Scrutator.
Replies.
THE EPISCOPAL MITRE AND PAPAL TIARA.
(Vol. iii., p. 62.)
In answer to the question of an "Inquirer" respecting the origin of the peculiar form and first use of the episcopal mitre, I take the liberty of suggesting that it will be found to be of Oriental extraction, and to have descended from that country, either directly, or through the medium of other nations, to the ecclesiastics of Christian Rome. The writers of the Romish, as well as Reformed Churches, now admit, that most, if not all, of the external symbols, whether of dress or ceremonial pageantry, exhibited by the Roman Catholic priesthood, were adopted from the Pagans, under the plea of being "indifferent in themselves, and applicable as symbolical in their own rites and usages" (Marangoni, Delle cose gentili e profane trasportate nel uso ed ornamento delle chiesi); in the same manner as many Romish customs were retained at the Reformation for the purpose of inducing the Papists to "come in," and conform to the other changes then made (Southey, History of the Church). Thus, while the disciples of Dr. Pusey extract their forms and symbols from the practices of Papal Rome, the disciples of the Pope deduce theirs from the practices of Pagan Rome.

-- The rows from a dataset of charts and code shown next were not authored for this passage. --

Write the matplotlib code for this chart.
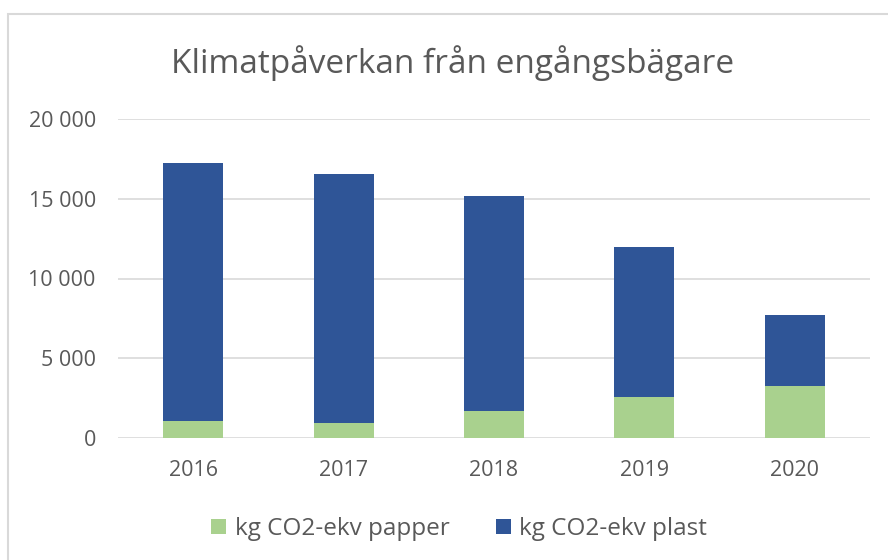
import matplotlib.pyplot as plt
from matplotlib.patches import Rectangle
from matplotlib.ticker import FuncFormatter

# data (kg CO2-ekv)
years  = ['2016', '2017', '2018', '2019', '2020']
papper = [1040, 940, 1710, 2540, 3230]
totals = [17230, 16560, 15170, 12000, 7710]
plast  = [t - p for t, p in zip(totals, papper)]

green = '#A9D18E'
blue  = '#2F5597'
grey  = '#595959'

plt.rcParams['font.family'] = ['Open Sans', 'DejaVu Sans']

fig = plt.figure(figsize=(8.88, 5.6), dpi=100)
ax = fig.add_axes([118/888, 1 - 438/560, (870 - 118)/888, (438 - 119)/560])

x = range(len(years))
ax.bar(x, papper, width=0.4, color=green, label='kg CO2-ekv papper', zorder=3)
ax.bar(x, plast, width=0.4, bottom=papper, color=blue, label='kg CO2-ekv plast', zorder=3)

ax.set_xlim(-0.5, len(years) - 0.5)
ax.set_ylim(0, 20000)
ax.set_yticks([0, 5000, 10000, 15000, 20000])
ax.yaxis.set_major_formatter(FuncFormatter(lambda v, p: f'{int(v):,}'.replace(',', ' ')))
ax.set_xticks(list(x))
ax.set_xticklabels(years)
ax.tick_params(axis='both', length=0, colors=grey, labelsize=15.5)
ax.tick_params(axis='y', pad=16)
ax.tick_params(axis='x', pad=16)
ax.grid(axis='y', color='#D9D9D9', linewidth=1.2, zorder=0)
for s in ax.spines.values():
    s.set_visible(False)

fig.text(453/888, 1 - 63/560, 'Klimatpåverkan från engångsbägare',
         ha='center', va='center', fontsize=24, color=grey)

fig.legend(loc='center', bbox_to_anchor=(459/888, 1 - 529/560), ncol=2,
           frameon=False, fontsize=17.5, labelcolor=grey, handlelength=0.62,
           handleheight=0.62, handletextpad=0.35, columnspacing=1.9)

# chart border
fig.patches.append(Rectangle((8/888, -0.05), 2, 1 - 14/560 + 0.05,
                             transform=fig.transFigure, fill=False,
                             edgecolor='#D9D9D9', linewidth=1.5))

fig.savefig('out.png', dpi=100)
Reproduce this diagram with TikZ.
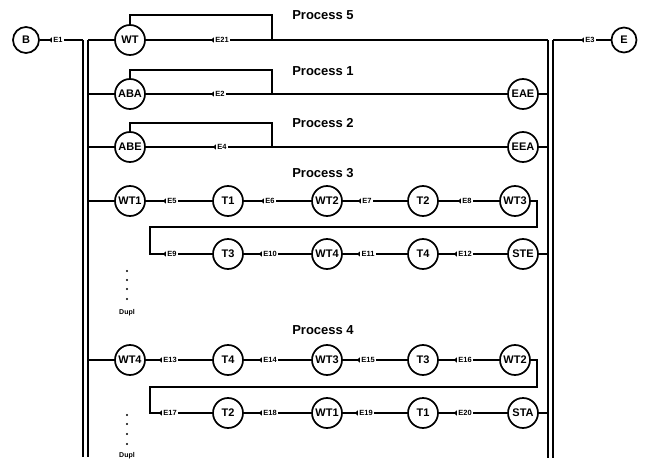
\documentclass[tikz,border=0pt]{standalone}
\usepackage{fontspec}
\setmainfont{Liberation Sans}
\usetikzlibrary{arrows.meta}
\begin{document}
\begin{tikzpicture}[x=1pt,y=-1pt,line width=1.9pt,
  st/.style={circle,draw,line width=1.7pt,minimum size=30pt,inner sep=0pt,
             font=\fontsize{11}{12}\selectfont\bfseries},
  el/.style={inner sep=0.6pt,font=\fontsize{7.5}{8}\selectfont\bfseries},
  tip/.style={-{Triangle[reversed,length=3pt,width=5pt]}},
  ttl/.style={font=\fontsize{13}{15}\selectfont\bfseries},
  dup/.style={font=\fontsize{7}{8}\selectfont\bfseries},
  dot/.style={circle,fill,inner sep=0pt,minimum size=2.4pt}]
\useasboundingbox (0,0) rectangle (647,462);

% bars
\coordinate (lot) at (83,40);  \coordinate (lob) at (83,457);
\coordinate (lit) at (88,40);  \coordinate (lib) at (88,457);
\coordinate (rit) at (548,40); \coordinate (rib) at (548,458);
\coordinate (rot) at (553,40); \coordinate (rob) at (553,458);
\draw (lot) -- (lob);
\draw (lit) -- (lib);
\draw (rit) -- (rib);
\draw (rot) -- (rob);

% begin / end
\node[st,minimum size=26pt] (B) at (26,40) {B};
\node[st,minimum size=25pt] (E) at (624,40) {E};
\node[el] (e1) at (58,40) {E1};
\draw[tip] (B) -- (e1);
\draw (e1) -- (lot);
\node[el] (e3) at (590,40) {E3};
\draw[tip] (rot) -- (e3);
\draw (e3) -- (E);

% titles
\node[ttl] (t5) at (323,15) {Process 5};
\node[ttl] (t1) at (323,71) {Process 1};
\node[ttl] (t2) at (323,123) {Process 2};
\node[ttl] (t3) at (323,173) {Process 3};
\node[ttl] (t4) at (323,330) {Process 4};

% Process 5
\node[st] (wt) at (130,40) {WT};
\node[el] (e21) at (222,40) {E21};
\coordinate (j5) at (272,40);
\draw (lit) -- (wt);
\draw[tip] (wt) -- (e21);
\draw (e21) -- (rit);
\draw (wt.north) -- ++(0,-9) -| (j5);

% Process 1
\node[st] (aba) at (130,94) {ABA};
\node[el] (e2) at (220,94) {E2};
\node[st] (eae) at (523,94) {EAE};
\coordinate (l1) at (88,94); \coordinate (r1) at (548,94);
\coordinate (j1) at (272,94);
\draw (l1) -- (aba);
\draw[tip] (aba) -- (e2);
\draw (e2) -- (eae);
\draw (eae) -- (r1);
\draw (aba.north) -- ++(0,-8) -| (j1);

% Process 2
\node[st] (abe) at (130,147) {ABE};
\node[el] (e4) at (222,147) {E4};
\node[st] (eea) at (523,147) {EEA};
\coordinate (l2) at (88,147); \coordinate (r2) at (548,147);
\coordinate (j2) at (272,147);
\draw (l2) -- (abe);
\draw[tip] (abe) -- (e4);
\draw (e4) -- (eea);
\draw (eea) -- (r2);
\draw (abe.north) -- ++(0,-8) -| (j2);

% Process 3, first row
\node[st] (p3a) at (130,201) {WT1};
\node[st] (p3b) at (228,201) {T1};
\node[st] (p3c) at (327,201) {WT2};
\node[st] (p3d) at (423,201) {T2};
\node[st] (p3e) at (515,201) {WT3};
\node[el] (e5) at (172,201) {E5};
\node[el] (e6) at (270,201) {E6};
\node[el] (e7) at (367,201) {E7};
\node[el] (e8) at (467,201) {E8};
\coordinate (l3) at (88,201);
\draw (l3) -- (p3a);
\draw[tip] (p3a) -- (e5); \draw (e5) -- (p3b);
\draw[tip] (p3b) -- (e6); \draw (e6) -- (p3c);
\draw[tip] (p3c) -- (e7); \draw (e7) -- (p3d);
\draw[tip] (p3d) -- (e8); \draw (e8) -- (p3e);

% Process 3, second row
\node[st] (p3f) at (228,254) {T3};
\node[st] (p3g) at (327,254) {WT4};
\node[st] (p3h) at (423,254) {T4};
\node[st] (p3i) at (523,254) {STE};
\node[el] (e9) at (172,254) {E9};
\node[el] (e10) at (270,254) {E10};
\node[el] (e11) at (368,254) {E11};
\node[el] (e12) at (465,254) {E12};
\coordinate (k3a) at (537,227); \coordinate (k3b) at (150,227);
\coordinate (r3) at (548,254);
\draw[tip] (p3e.east) -| (k3a) -- (k3b) |- (e9);
\draw (e9) -- (p3f);
\draw[tip] (p3f) -- (e10); \draw (e10) -- (p3g);
\draw[tip] (p3g) -- (e11); \draw (e11) -- (p3h);
\draw[tip] (p3h) -- (e12); \draw (e12) -- (p3i);
\draw (p3i) -- (r3);

% duplicates
\foreach \y [count=\i] in {271,280,289,299} \node[dot] (da\i) at (127,\y) {};
\node[dup] (du1) at (127,313) {Dupl};
\foreach \y [count=\i] in {415,424,434,444} \node[dot] (db\i) at (127,\y) {};
\node[dup] (du2) at (127,456) {Dupl};

% Process 4, first row
\node[st] (p4a) at (130,360) {WT4};
\node[st] (p4b) at (228,360) {T4};
\node[st] (p4c) at (327,360) {WT3};
\node[st] (p4d) at (423,360) {T3};
\node[st] (p4e) at (515,360) {WT2};
\node[el] (e13) at (170,360) {E13};
\node[el] (e14) at (270,360) {E14};
\node[el] (e15) at (368,360) {E15};
\node[el] (e16) at (465,360) {E16};
\coordinate (l4) at (88,360);
\draw (l4) -- (p4a);
\draw[tip] (p4a) -- (e13); \draw (e13) -- (p4b);
\draw[tip] (p4b) -- (e14); \draw (e14) -- (p4c);
\draw[tip] (p4c) -- (e15); \draw (e15) -- (p4d);
\draw[tip] (p4d) -- (e16); \draw (e16) -- (p4e);

% Process 4, second row
\node[st] (p4f) at (228,413) {T2};
\node[st] (p4g) at (327,413) {WT1};
\node[st] (p4h) at (423,413) {T1};
\node[st] (p4i) at (523,413) {STA};
\node[el] (e17) at (170,413) {E17};
\node[el] (e18) at (270,413) {E18};
\node[el] (e19) at (366,413) {E19};
\node[el] (e20) at (465,413) {E20};
\coordinate (k4a) at (537,387); \coordinate (k4b) at (150,387);
\coordinate (r4) at (548,413);
\draw[tip] (p4e.east) -| (k4a) -- (k4b) |- (e17);
\draw (e17) -- (p4f);
\draw[tip] (p4f) -- (e18); \draw (e18) -- (p4g);
\draw[tip] (p4g) -- (e19); \draw (e19) -- (p4h);
\draw[tip] (p4h) -- (e20); \draw (e20) -- (p4i);
\draw (p4i) -- (r4);
\end{tikzpicture}
\end{document}
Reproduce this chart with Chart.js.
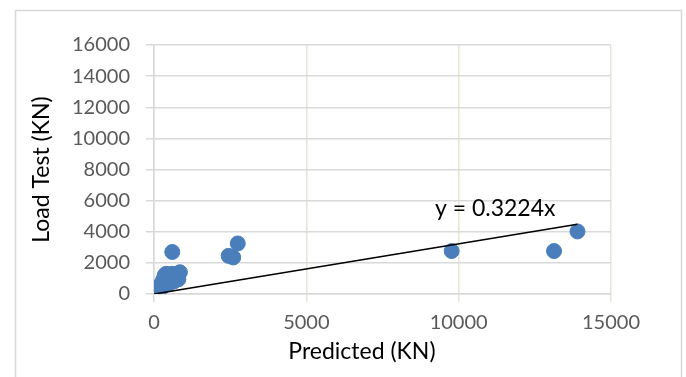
<!DOCTYPE html>
<html>
<head>
<meta charset="utf-8">
<script src="https://cdn.jsdelivr.net/npm/chart.js@4"></script>
<style>
  html, body { margin: 0; padding: 0; background: #fff; }
  #wrap { position: relative; width: 686px; height: 377px; }
</style>
</head>
<body>
<div id="wrap"><canvas id="c" width="686" height="377"></canvas></div>
<script>
// Predicted capacity vs. measured load test (kN)
const predicted = [20, 50, 80, 120, 150, 200, 250, 250, 300, 300, 350, 400, 400, 450, 500, 500, 550, 600, 600, 650, 700, 700, 750, 800, 850, 800,
                   600, 2450, 2600, 2750, 9770, 13130, 13900];
const loadTest  = [20, 80, 200, 350, 250, 500, 700, 400, 900, 600, 1200, 1300, 800, 1000, 1250, 700, 900, 1100, 1300, 800, 1000, 1200, 1100, 1300, 1400, 950,
                   2700, 2450, 2350, 3250, 2760, 2760, 4020];
const trendSlope = 0.3224;
const trendLabel = 'y = 0.3224x';
const xTicks = [0, 5000, 10000, 15000];
const yTicks = [0, 2000, 4000, 6000, 8000, 10000, 12000, 14000, 16000];
const xTitle = 'Predicted (KN)';
const yTitle = 'Load Test (KN)';

const points = predicted.map((x, i) => ({ x, y: loadTest[i] }));
const xMaxData = Math.max(...predicted);
const trend = [{ x: 0, y: 0 }, { x: xMaxData, y: trendSlope * xMaxData }];

const FONT = 'Lato, "Open Sans", sans-serif';

const decor = {
  id: 'decor',
  beforeDraw(chart) {
    const ctx = chart.ctx;
    ctx.save();
    ctx.strokeStyle = '#d9d9d9';
    ctx.lineWidth = 1.5;
    ctx.strokeRect(15.5, 10.5, 666, 400);
    ctx.restore();
  },
  afterDraw(chart) {
    const ctx = chart.ctx;
    const a = chart.chartArea;
    const xs = chart.scales.x, ys = chart.scales.y;
    ctx.save();
    ctx.fillStyle = '#000';
    ctx.font = '23px ' + FONT;
    ctx.textAlign = 'center';
    ctx.textBaseline = 'middle';
    ctx.fillText(xTitle, a.left + (a.right - a.left) * 0.455, 352);
    ctx.translate(42, (a.top + a.bottom) / 2);
    ctx.rotate(-Math.PI / 2);
    ctx.fillText(yTitle, 0, 0);
    ctx.restore();

    // trendline equation near the line's upper end
    ctx.save();
    ctx.fillStyle = '#000';
    ctx.font = '23px ' + FONT;
    ctx.textAlign = 'right';
    ctx.textBaseline = 'middle';
    const px = xs.getPixelForValue(xMaxData);
    const py = ys.getPixelForValue(trendSlope * xMaxData);
    ctx.fillText(trendLabel, px - 22, py - 16);
    ctx.restore();
  }
};

const plain = v => String(v);

new Chart(document.getElementById('c'), {
  type: 'scatter',
  data: {
    datasets: [
      {
        type: 'line',
        data: trend,
        borderColor: '#000',
        borderWidth: 1.6,
        pointRadius: 0,
        fill: false,
        order: 0
      },
      {
        data: points,
        backgroundColor: '#4a7ebb',
        borderColor: '#4a7ebb',
        pointRadius: 7.5,
        pointHoverRadius: 7.5,
        order: 1
      }
    ]
  },
  plugins: [decor],
  options: {
    responsive: false,
    animation: false,
    layout: { padding: { left: 0, right: 75, top: 45, bottom: 0 } },
    plugins: { legend: { display: false }, tooltip: { enabled: false } },
    scales: {
      x: {
        type: 'linear',
        min: 0, max: 15000,
        afterBuildTicks: s => { s.ticks = xTicks.map(v => ({ value: v })); },
        afterFit: s => { s.height = 83; },
        grid: {
          color: c => c.index === 0 ? '#d9d9d9' : '#e8e5cf',
          lineWidth: 1.5,
          tickLength: 8
        },
        border: { color: '#d9d9d9', width: 1.5 },
        ticks: { color: '#595959', font: { family: FONT, size: 20 }, padding: 9, maxRotation: 0, callback: plain }
      },
      y: {
        type: 'linear',
        min: 0, max: 16000,
        afterBuildTicks: s => { s.ticks = yTicks.map(v => ({ value: v })); },
        afterFit: s => { s.width = 154; },
        grid: { color: '#d9d9d9', lineWidth: 1.5, tickLength: 8 },
        border: { color: '#d9d9d9', width: 1.5 },
        ticks: { color: '#595959', font: { family: FONT, size: 20 }, padding: 16, callback: plain }
      }
    }
  }
});
</script>
</body>
</html>
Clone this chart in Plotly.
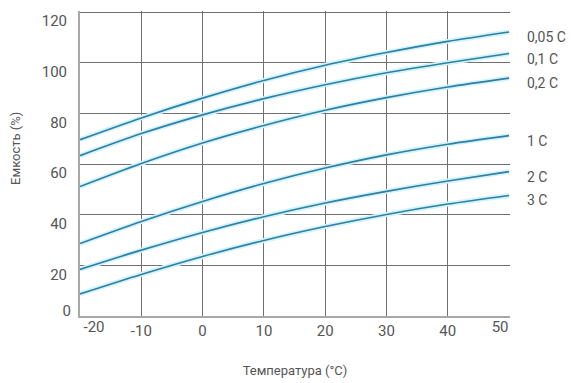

With this preface I proceed to show that the episcopal mitre and the papal tiara are respectively the copies each of a distinct head-dress originally worn by the kings of Persia and the conterminous countries, and by the chiefs of their priesthood, the Magi. The nomenclature alone indicates a foreign extraction. It comes to us through the Romans from the Greeks; both of which nations employed the terms μίτρα, Lat. mitra, and τιάρα, Lat. tiara, to designate two different kinds of covering for the head in use amongst the Oriental races, each one of a distinct and peculiar form, though as being foreigners, and consequently not possessing the technical accuracy of a native, they not unfrequently confound the two words, and apply them indiscriminately to both objects. Strictly speaking, the Greek μίτρα, in its primitive notion, means a long scarf, whence it came to signify, in a secondary sense, various articles of attire composed with a scarf, and amongst others the Oriental turban (Herod. vii. 62.). But as we descend in time, and remove in distance from the country where this object was worn, we find that the Romans affixed another notion to the word, which they used very commonly to designate the Asiatic or Phrygian cap (Virg. Æn. iv. 216.; Servius, l.c.); and this sense has likewise been adopted in our own language:
"That Paris now with his unmanly sort,
With mitred hat."—Surrey, Virgil, Æn. iv.